--- Begin Source excerpt ---

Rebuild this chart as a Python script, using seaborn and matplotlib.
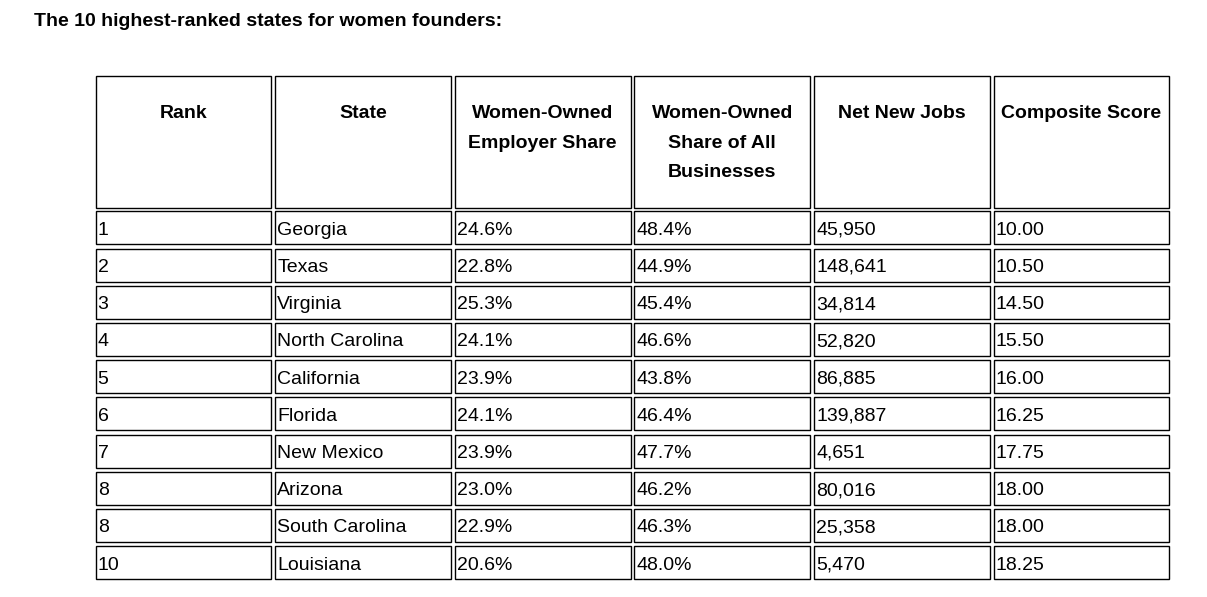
import matplotlib
matplotlib.use("Agg")
import matplotlib.pyplot as plt
from matplotlib.patches import Rectangle
import seaborn as sns

# table data
headers = [
    ["Rank"],
    ["State"],
    ["Women-Owned", "Employer Share"],
    ["Women-Owned", "Share of All", "Businesses"],
    ["Net New Jobs"],
    ["Composite Score"],
]
ranks = [1, 2, 3, 4, 5, 6, 7, 8, 8, 10]
states = ["Georgia", "Texas", "Virginia", "North Carolina", "California",
          "Florida", "New Mexico", "Arizona", "South Carolina", "Louisiana"]
employer_share = [24.6, 22.8, 25.3, 24.1, 23.9, 24.1, 23.9, 23.0, 22.9, 20.6]
all_business_share = [48.4, 44.9, 45.4, 46.6, 43.8, 46.4, 47.7, 46.2, 46.3, 48.0]
net_new_jobs = [45950, 148641, 34814, 52820, 86885, 139887, 4651, 80016, 25358, 5470]
composite_score = [10.00, 10.50, 14.50, 15.50, 16.00, 16.25, 17.75, 18.00, 18.00, 18.25]

title = "The 10 highest-ranked states for women founders:"

sns.set_theme(style="white")
plt.rcParams['font.family'] = ['Liberation Sans', 'DejaVu Sans']

# layout in pixels
W, H = 1207, 597
col_left0, col_pitch, col_w = 95.5, 179.6, 175.8
head_top, head_h = 76.0, 131.5
row_top0, row_pitch, row_h = 211.3, 37.2, 33.0
fs = 14

fig = plt.figure(figsize=(W / 100, H / 100), dpi=100)
ax = fig.add_axes([0, 0, 1, 1])
ax.set_xlim(0, W)
ax.set_ylim(H, 0)
ax.axis("off")

ax.text(33.5, 26, title, fontsize=fs, fontweight="bold", color="black",
        ha="left", va="baseline")

rows = []
for i in range(len(ranks)):
    rows.append([
        str(ranks[i]),
        states[i],
        f"{employer_share[i]:.1f}%",
        f"{all_business_share[i]:.1f}%",
        f"{net_new_jobs[i]:,}",
        f"{composite_score[i]:.2f}",
    ])

for c, lines in enumerate(headers):
    x0 = col_left0 + c * col_pitch
    ax.add_patch(Rectangle((x0, head_top), col_w, head_h, fill=False,
                           edgecolor="black", linewidth=1.0))
    for k, line in enumerate(lines):
        ax.text(x0 + col_w / 2, head_top + 42 + k * 29.5, line, fontsize=fs,
                fontweight="bold", color="black", ha="center", va="baseline")

for r, row in enumerate(rows):
    y0 = row_top0 + r * row_pitch
    for c, val in enumerate(row):
        x0 = col_left0 + c * col_pitch
        ax.add_patch(Rectangle((x0, y0), col_w, row_h, fill=False,
                               edgecolor="black", linewidth=1.0))
        ax.text(x0 + 2.2, y0 + 23.5, val, fontsize=fs, color="black",
                ha="left", va="baseline")

fig.savefig("out.png", dpi=100, facecolor="white")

--- End Source excerpt ---

→ Do this
Return the material line for line, from its beginning to the line that contains "import seaborn as sns", with the pictures left out.

→ Reply
Rebuild this chart as a Python script, using seaborn and matplotlib.
import matplotlib
matplotlib.use("Agg")
import matplotlib.pyplot as plt
from matplotlib.patches import Rectangle
import seaborn as sns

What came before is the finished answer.